The Bank of England has kept its main interest rate unchanged at the record low of 0.5 percent and provided no indication that it's in a hurry to start raising borrowing rates, to the likely relief of homeowners and businesses.

In minutes accompanying Thursday's decision, the central bank said only one member of its nine-strong rate-setting panel voted for a quarter point increase in the benchmark rate. Like last month, Ian McCafferty was the only member of the Monetary Policy Committee, or MPC, to back an increase.

The decision and the makeup of the vote was the consensus view in the markets and the pound was left largely unmoved around $1.5415.

The Bank of England is widely expected to join the Federal Reserve in raising interest rates sometime in the coming months given the relative strength of the British economy and a steady decline in unemployment.

However, the prospect of a rate hike this year appears to have diminished in the past few weeks following the turmoil in global financial markets and low inflation rates.

In its statement, the rate-setting panel said the turmoil stoked by uncertainty over the Chinese economy has "the potential to add to the global headwinds to U.K. growth and inflation." These developments merit "close monitoring," it added.

Still, it said these have to be "weighed against the prospects for a continued healthy domestic expansion" that it says is underpinned by rises in income, supportive credit conditions and high economic confidence.

Britain is one of the fastest-growing among the world's top industrial countries, notching up a quarterly growth rate of 0.7 percent in the second quarter.

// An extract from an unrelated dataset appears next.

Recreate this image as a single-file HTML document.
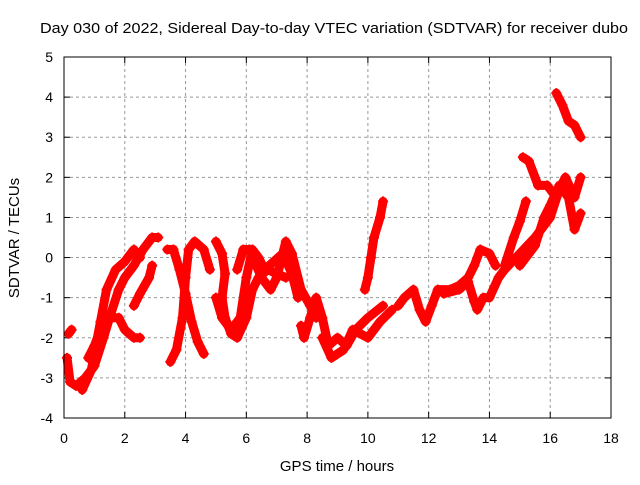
<!DOCTYPE html>
<html><head><meta charset="utf-8"><style>
body{margin:0;background:#fff}
svg text{font-family:"Liberation Sans",sans-serif;font-size:14px;fill:#000}
</style></head><body>
<svg id="chart" width="640" height="480">
<rect width="640" height="480" fill="#fff"/>
<g id="grid"></g>
<g id="ticks"></g>
<g id="series"></g>
<rect x="64" y="57" width="547" height="361" fill="none" stroke="#000" stroke-width="1"/>
<text x="334" y="33" text-anchor="middle" textLength="588" lengthAdjust="spacingAndGlyphs" style="font-size:15px">Day 030 of 2022, Sidereal Day-to-day VTEC variation (SDTVAR) for receiver dubo</text>
<text x="337" y="471" text-anchor="middle" style="font-size:15px">GPS time / hours</text>
<text transform="translate(19,238) rotate(-90)" text-anchor="middle" style="font-size:15px">SDTVAR / TECUs</text>
</svg>
<script>
const xTicks=[0,2,4,6,8,10,12,14,16,18];
const yTicks=[-4,-3,-2,-1,0,1,2,3,4,5];
const tracks=[
[[0.1,-2.5],[0.2,-3.1],[0.4,-3.2],[0.7,-3.0],[1.0,-2.7],[1.3,-2.0],[1.5,-1.5],[1.8,-0.8],[2.0,-0.5],[2.3,-0.2],[2.6,0.2],[2.9,0.5],[3.1,0.5]],
[[0.6,-3.3],[0.9,-2.8],[1.2,-1.6],[1.4,-0.8],[1.7,-0.3],[2.0,-0.1],[2.3,0.2],[2.5,0.0]],
[[0.15,-1.9],[0.25,-1.8]],
[[0.8,-2.5],[1.0,-2.2],[1.2,-1.8],[1.5,-1.5],[1.8,-1.5],[2.0,-1.8],[2.3,-2.0],[2.5,-2.0]],
[[2.3,-1.2],[2.5,-0.9],[2.8,-0.5],[2.9,-0.2]],
[[3.4,0.2],[3.6,0.2],[3.8,-0.3],[4.0,-0.9],[4.2,-1.6],[4.4,-2.1],[4.6,-2.4]],
[[3.5,-2.6],[3.7,-2.3],[3.9,-1.5],[4.0,-0.5],[4.1,0.2],[4.3,0.4],[4.6,0.2],[4.8,-0.3]],
[[5.0,0.4],[5.2,0.1],[5.3,-0.4],[5.2,-1.0],[5.3,-1.5],[5.5,-1.9],[5.7,-2.0],[6.0,-1.5],[6.2,-0.8],[6.4,-0.5],[6.7,-0.3],[7.0,-0.4],[7.3,-0.5]],
[[5.0,-1.0],[5.2,-1.5],[5.5,-1.8],[5.8,-1.5],[6.0,-0.5],[6.2,0.2],[6.4,0.0],[6.6,-0.3],[6.9,-0.1],[7.2,0.1],[7.5,-0.4],[7.7,-1.0]],
[[5.7,-0.3],[5.9,0.2],[6.1,0.2],[6.5,-0.5],[6.8,-0.8],[7.0,-0.5],[7.3,0.4],[7.5,0.1],[7.8,-0.8],[8.1,-1.2],[8.3,-1.5]],
[[7.8,-1.7],[7.9,-2.0],[8.1,-1.5],[8.3,-1.0],[8.5,-1.5],[8.7,-2.2],[9.0,-2.0],[9.3,-2.2],[9.6,-1.8],[10.0,-1.5],[10.5,-1.2]],
[[8.5,-2.0],[8.8,-2.5],[9.2,-2.3],[9.5,-1.8],[10.0,-2.0],[10.4,-1.6],[10.8,-1.3]],
[[9.9,-0.8],[10.0,-0.5],[10.1,0.0],[10.2,0.5],[10.4,1.0],[10.5,1.4]],
[[11.0,-1.2],[11.2,-1.0],[11.5,-0.8],[11.7,-1.3],[11.9,-1.6],[12.1,-1.2],[12.3,-0.8],[12.7,-0.8],[13.0,-0.7],[13.3,-0.5],[13.5,-0.2],[13.7,0.2],[14.0,0.1],[14.2,-0.2]],
[[12.5,-0.9],[13.0,-0.8],[13.3,-0.6],[13.5,-1.1],[13.6,-1.3],[13.8,-1.0],[14.0,-1.0],[14.3,-0.5],[14.5,-0.3]],
[[14.5,-0.2],[14.8,0.5],[15.0,0.9],[15.2,1.4]],
[[14.5,-0.3],[15.0,0.1],[15.5,0.5],[16.0,1.0],[16.3,1.7],[16.5,2.0],[16.8,1.5],[17.0,2.0]],
[[15.0,-0.2],[15.5,0.3],[15.8,1.0],[16.0,1.3],[16.3,1.8],[16.6,1.5],[16.8,0.7],[17.0,1.1]],
[[15.1,2.5],[15.3,2.4],[15.6,1.8],[15.9,1.8],[16.2,1.5]],
[[16.2,4.1],[16.4,3.8],[16.6,3.4],[16.8,3.3],[17.0,3.0]]
];
const NS='http://www.w3.org/2000/svg';
const X0=64,X1=611,Y0=418,Y1=57;
const sx=h=>X0+(h-0)/(18-0)*(X1-X0);
const sy=v=>Y0-(v+4)/(5+4)*(Y0-Y1);
function mk(tag,attrs,parent){const e=document.createElementNS(NS,tag);for(const k in attrs)e.setAttribute(k,attrs[k]);parent.appendChild(e);return e;}
const grid=document.getElementById('grid'),ticks=document.getElementById('ticks'),ser=document.getElementById('series');
xTicks.forEach(t=>{const x=sx(t);
 if(t>0&&t<18){const l=mk('line',{x1:x,x2:x,y1:Y1,y2:Y0,stroke:'#999','stroke-dasharray':'3,3'},grid);
 
 }
 mk('line',{x1:x,x2:x,y1:Y0,y2:Y0-6,stroke:'#000'},ticks);mk('line',{x1:x,x2:x,y1:Y1,y2:Y1+6,stroke:'#000'},ticks);
 const tx=mk('text',{x:x,y:443,'text-anchor':'middle'},ticks);tx.textContent=t;
 
 
});
yTicks.forEach(t=>{const y=sy(t);
 if(t>-4&&t<5){const l=mk('line',{x1:X0,x2:X1,y1:y,y2:y,stroke:'#999','stroke-dasharray':'3,3'},grid);
 
 }
 mk('line',{x1:X0,x2:X0+6,y1:y,y2:y,stroke:'#000'},ticks);mk('line',{x1:X1,x2:X1-6,y1:y,y2:y,stroke:'#000'},ticks);
 const tx=mk('text',{x:53,y:y+5,'text-anchor':'end'},ticks);tx.textContent=t;
 
 
});
tracks.forEach(tr=>{
 const pts=tr.map(p=>sx(p[0])+','+sy(p[1])).join(' ');
 const pl=mk('polyline',{points:pts,fill:'none',stroke:'#f00','stroke-width':9,'stroke-linejoin':'round','stroke-linecap':'round'},ser);
 
 
 tr.forEach(p=>{const x=sx(p[0]),y=sy(p[1]);
  const m=mk('path',{d:`M${x-5},${y}H${x+5}M${x},${y-5}V${y+5}`,stroke:'#f00','stroke-width':2},ser);
  
  
 });
});
</script>
</body></html>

The Bank of England's mandate is to meet a 2 percent annual inflation target in a way that helps to sustain growth and employment. At last count, inflation was just 0.1 percent in the year to July.

In the statement, the committee said there is a range of views among the nine members about the outlook for inflation. McCafferty justified his vote for a rate rise by noting that costs for businesses are rising, which could lead to inflation overshooting the target in the medium term.

In conclusion, the committee said that all members agree that, "given the likely persistence of the headwinds weighing on the economy, when Bank Rate does begin to rise, it is expected to do so more gradually and to a lower level than in recent cycles."

It stressed that this guidance "is an expectation, not a promise" and that the actual interest rate path will depend on economic circumstances.

"It is global conditions which are concerning policymakers and tipping the scales in favor of inaction," said Ben Brettell, senior economist at Hargreaves Lansdown.

The Bank of England's main interest rate has not been changed since March, 2009. It's at its lowest level since the bank was created in 1694.